Reputation: 2719
In Python, I want to multiply a binary matrix (each element is 0 or 1) with a binary vector. The size of the matrix is something like 100000 x 100 and the vector has 100 elements. If V and x are respectively the matrix and the vector (initialized as bool), this simple code can do the job:
V.astype(np.int8).dot(x.astype(np.int8))
My question is: is there a way to do it faster by taking advantage of the very binary nature of the 2 operands? After all, each of the 100000 operations is the sum of the logical AND between one row of V and the vector x.
Thank you for any help. Patrick
EDIT: Just tried your solution unutbu. Strangely enough, the performance for the 2 methods (int8 et einsum) seems to be similar on my machine.
Upvotes: 1
Views: 150
Reputation: 880419
You could use np.einsum:
In [12]: V = np.random.randint(2, size=(100000,100))
In [14]: x = np.random.randint(2, size=100)
In [15]: expected = V.astype(np.int8).dot(x.astype(np.int8))
In [28]: result = np.einsum('ij,j->i', V, x)
The result is the same:
In [29]: np.allclose(expected, result)
Out[29]: True
np.einsum
is about 3x faster:
In [30]: %timeit np.einsum('ij,j->i', V, x)

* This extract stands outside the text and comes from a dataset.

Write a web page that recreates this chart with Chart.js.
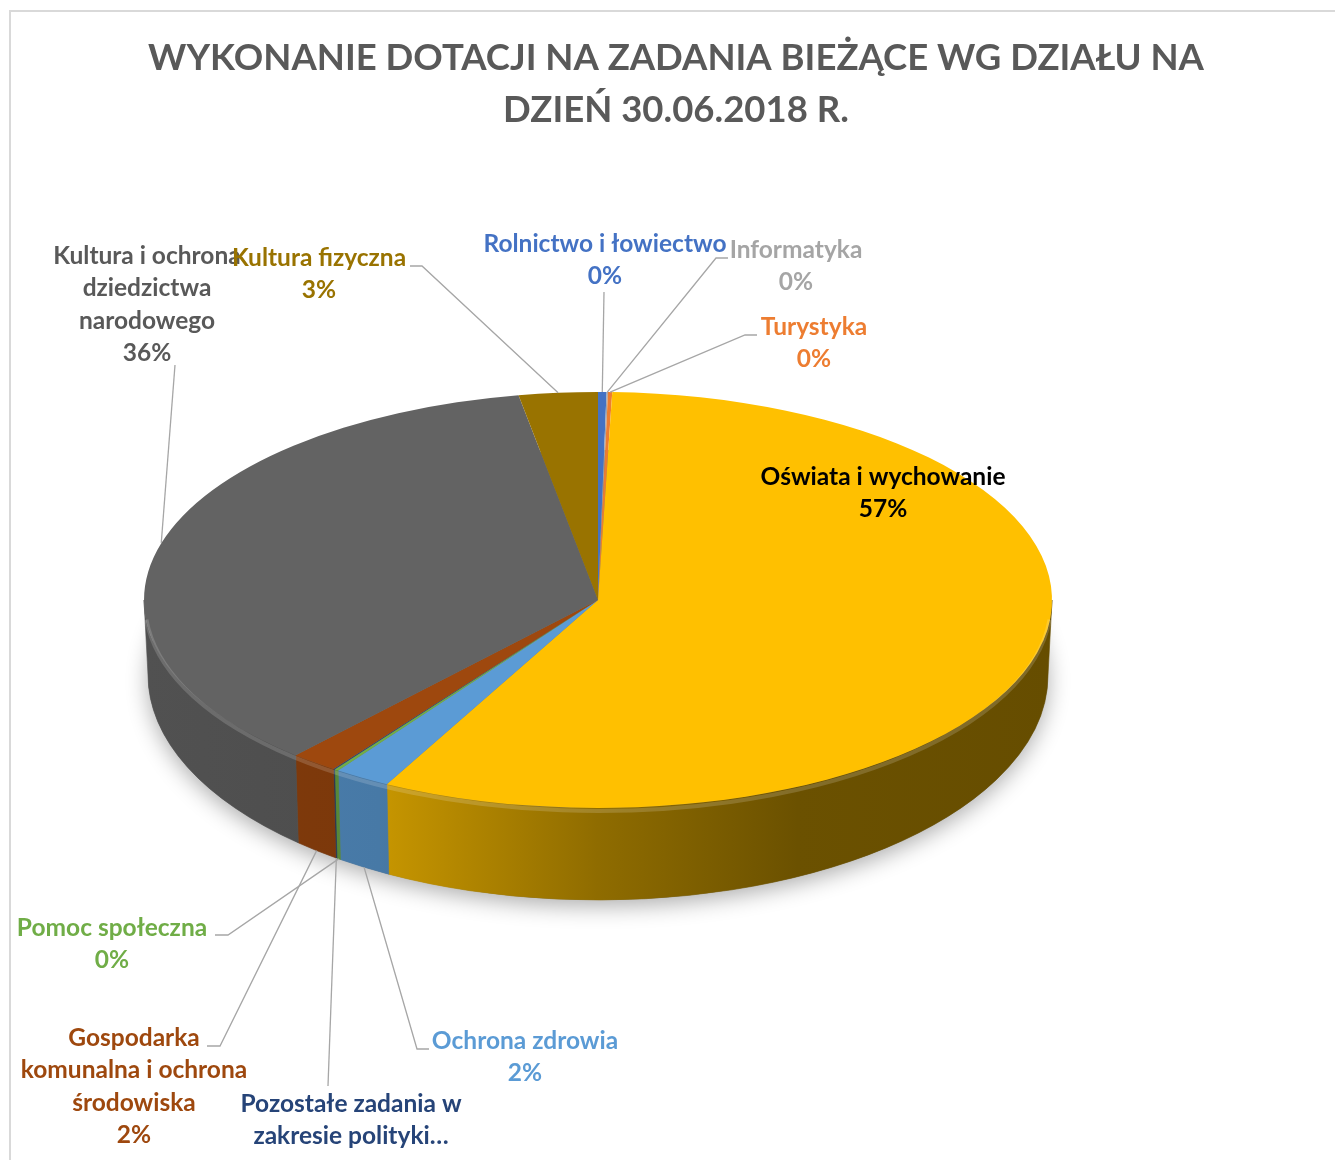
<!DOCTYPE html>
<html>
<head>
<meta charset="utf-8">
<script src="https://cdn.jsdelivr.net/npm/chart.js@4.4.0/dist/chart.umd.min.js"></script>
<style>
  html, body { margin: 0; padding: 0; background: #fff; }
  #wrap { position: relative; width: 1335px; height: 1160px; }
</style>
</head>
<body>
<div id="wrap"><canvas id="chart"></canvas></div>
<script>
// data, clockwise from 12 o'clock
const categories = [
  'Rolnictwo i łowiectwo',
  'Informatyka',
  'Turystyka',
  'Oświata i wychowanie',
  'Ochrona zdrowia',
  'Pomoc społeczna',
  'Pozostałe zadania w zakresie polityki społecznej',
  'Gospodarka komunalna i ochrona środowiska',
  'Kultura i ochrona dziedzictwa narodowego',
  'Kultura fizyczna'
];
const shares = [0.3, 0.05, 0.15, 57.2, 2.0, 0.15, 0.05, 1.7, 35.6, 2.8];
const sliceColors = ['#4472C4', '#A5A5A5', '#ED7D31', '#FFC000', '#5B9BD5', '#70AD47', '#264478', '#9E480E', '#636363', '#997300'];
const textColors = ['#4472C4', '#A5A5A5', '#ED7D31', '#000000', '#5B9BD5', '#70AD47', '#264478', '#9E480E', '#595959', '#997300'];
const labelLines = [
  ['Rolnictwo i łowiectwo'],
  ['Informatyka'],
  ['Turystyka'],
  ['Oświata i wychowanie'],
  ['Ochrona zdrowia'],
  ['Pomoc społeczna'],
  ['Pozostałe zadania w', 'zakresie polityki…'],
  ['Gospodarka', 'komunalna i ochrona', 'środowiska'],
  ['Kultura i ochrona', 'dziedzictwa', 'narodowego'],
  ['Kultura fizyczna']
];
const showPercent = [true, true, true, true, true, true, false, true, true, true];
const titleLines = ['WYKONANIE DOTACJI NA ZADANIA BIEŻĄCE WG DZIAŁU NA', 'DZIEŃ 30.06.2018 R.'];

// where the flattened pie sits on the page (bottom rim a bit wider for perspective)
const CX = 598, CY = 600, RX = 454, RY = 208;
const SIDE = 75, RY_BOTTOM = 225;
// label layout: text centre, leader start, elbow end (null = none)
const labelLayout = [
  { x: 605, y: 244, from: [604, 292], elbow: null },
  { x: 796, y: 250, from: [728, 258], elbow: [716, 258] },
  { x: 814, y: 327, from: [757, 335], elbow: [745, 335] },
  { x: 883, y: 477, from: null, elbow: null },
  { x: 525, y: 1041, from: [429, 1049], elbow: [417, 1049] },
  { x: 112, y: 928, from: [215, 935], elbow: [228, 935] },
  { x: 351, y: 1104, from: [328, 1086], elbow: null },
  { x: 134, y: 1038, from: [207, 1046], elbow: [220, 1046] },
  { x: 147, y: 256, from: [175, 365], elbow: null },
  { x: 319, y: 258, from: [410, 266], elbow: [422, 266] }
];
const LINE_H = 32.5;

function shade(hex, f) {
  const n = parseInt(hex.slice(1), 16);
  const r = Math.round(((n >> 16) & 255) * f), g = Math.round(((n >> 8) & 255) * f), b = Math.round((n & 255) * f);
  return `rgb(${r},${g},${b})`;
}

const frame = {
  id: 'frame',
  beforeDraw(chart) {
    const ctx = chart.ctx;
    ctx.save();
    ctx.strokeStyle = '#D9D9D9';
    ctx.lineWidth = 2;
    ctx.beginPath();
    ctx.moveTo(10, 1160);
    ctx.lineTo(10, 11);
    ctx.lineTo(1335, 11);
    ctx.stroke();
    ctx.restore();
  }
};

const pie3d = {
  id: 'pie3d',
  beforeDatasetsDraw(chart) {
    const ctx = chart.ctx;
    const arcs = chart.getDatasetMeta(0).data;
    const r = arcs[0].outerRadius;
    // shadow under the disc
    ctx.save();
    ctx.shadowColor = 'rgba(0,0,0,0.32)';
    ctx.shadowBlur = 22;
    ctx.shadowOffsetY = 6;
    ctx.fillStyle = '#777';
    ctx.beginPath();
    ctx.ellipse(CX, CY + SIDE, r - 4, RY_BOTTOM, 0, 0, Math.PI * 2);
    ctx.fill();
    ctx.restore();
    // outer side of front-facing slices
    arcs.forEach((arc, i) => {
      const a1 = Math.max(arc.startAngle, 0);
      const a2 = Math.min(arc.endAngle, Math.PI);
      if (a2 <= a1) return;
      const g = ctx.createLinearGradient(CX - r, 0, CX + r, 0);
      const c = sliceColors[i];
      g.addColorStop(0, shade(c, 0.82));
      g.addColorStop(0.26, shade(c, 0.78));
      g.addColorStop(0.5, shade(c, 0.56));
      g.addColorStop(0.72, shade(c, 0.42));
      g.addColorStop(1, shade(c, 0.40));
      ctx.save();
      ctx.fillStyle = g;
      ctx.strokeStyle = g;
      ctx.lineWidth = 0.6;
      ctx.beginPath();
      ctx.ellipse(CX, CY, r, RY, 0, a1, a2);
      ctx.ellipse(CX, CY + SIDE, r - 4, RY_BOTTOM, 0, a2, a1, true);
      ctx.closePath();
      ctx.fill();
      ctx.stroke();
      ctx.restore();
    });
    // flatten the top face drawn by Chart.js
    const a = arcs[0];
    ctx.save();
    ctx.translate(CX, CY);
    ctx.scale(1, RY / r);
    ctx.translate(-a.x, -a.y);
  },
  afterDatasetsDraw(chart) {
    const ctx = chart.ctx;
    ctx.restore();
    const r = chart.getDatasetMeta(0).data[0].outerRadius;
    // soft bevel highlight just under the front rim
    ctx.save();
    ctx.strokeStyle = 'rgba(255,255,255,0.16)';
    ctx.lineWidth = 4;
    ctx.beginPath();
    ctx.ellipse(CX, CY + 3, r - 1, RY, 0, 0.08, Math.PI - 0.08);
    ctx.stroke();
    ctx.restore();
  }
};

const sliceLabels = {
  id: 'sliceLabels',
  afterDraw(chart) {
    const ctx = chart.ctx;
    const arcs = chart.getDatasetMeta(0).data;
    const total = shares.reduce((s, v) => s + v, 0);
    ctx.save();
    ctx.strokeStyle = '#A6A6A6';
    ctx.lineWidth = 1.3;
    arcs.forEach((arc, i) => {
      const L = labelLayout[i];
      if (!L.from) return;
      const mid = (arc.startAngle + arc.endAngle) / 2;
      const front = Math.sin(mid) > 0.2;
      const ex = CX + (arc.outerRadius - (front ? 4 : 0)) * Math.cos(mid);
      const ey = front ? CY + SIDE + RY_BOTTOM * Math.sin(mid) : CY + RY * Math.sin(mid);
      ctx.beginPath();
      ctx.moveTo(L.from[0], L.from[1]);
      if (L.elbow) ctx.lineTo(L.elbow[0], L.elbow[1]);
      ctx.lineTo(ex, ey);
      ctx.stroke();
    });
    ctx.font = 'bold 24.5px Lato, "Open Sans", sans-serif';
    ctx.textAlign = 'center';
    ctx.textBaseline = 'middle';
    labelLines.forEach((lines, i) => {
      const L = labelLayout[i];
      const all = showPercent[i] ? lines.concat([Math.round(shares[i] / total * 100) + '%']) : lines;
      ctx.fillStyle = textColors[i];
      all.forEach((t, j) => ctx.fillText(t, L.x, L.y + j * LINE_H));
    });
    ctx.restore();
  }
};

new Chart(document.getElementById('chart'), {
  type: 'pie',
  data: {
    labels: categories,
    datasets: [{
      data: shares,
      backgroundColor: sliceColors,
      borderWidth: 0,
      clip: false
    }]
  },
  options: {
    responsive: true,
    maintainAspectRatio: false,
    animation: false,
    events: [],
    radius: RX,
    layout: { padding: { left: 17 } },
    plugins: {
      legend: { display: false },
      tooltip: { enabled: false },
      title: {
        display: true,
        text: titleLines,
        color: '#595959',
        font: { family: 'Lato', size: 36.5, weight: 'bold', lineHeight: 1.43 },
        padding: { top: 32, bottom: 20 }
      }
    }
  },
  plugins: [frame, pie3d, sliceLabels]
});
</script>
</body>
</html>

100 loops, best of 3: 6.92 ms per loop
In [25]: %timeit V.astype(np.int8).dot(x.astype(np.int8))
10 loops, best of 3: 22.4 ms per loop
Note: Unlike your original code, np.einsum
returns an array of dtype int32
in this case.
You could try to use np.logical_and
and np.sum
, but doing so is much slower:
In [45]: result2 = np.logical_and(V, x).sum(axis=1)
In [46]: np.allclose(expected, result2)
Out[46]: True
In [47]: %timeit np.logical_and(V, x).sum(axis=1)
10 loops, best of 3: 78 ms per loop
This might be slower because doing the calculation in two steps
requires the formation of an intermediate array np.logical_and(V, x)
of shape (100000, 100). Calling np.einsum
lets the underlying C++ function compute the result directly.
Upvotes: 1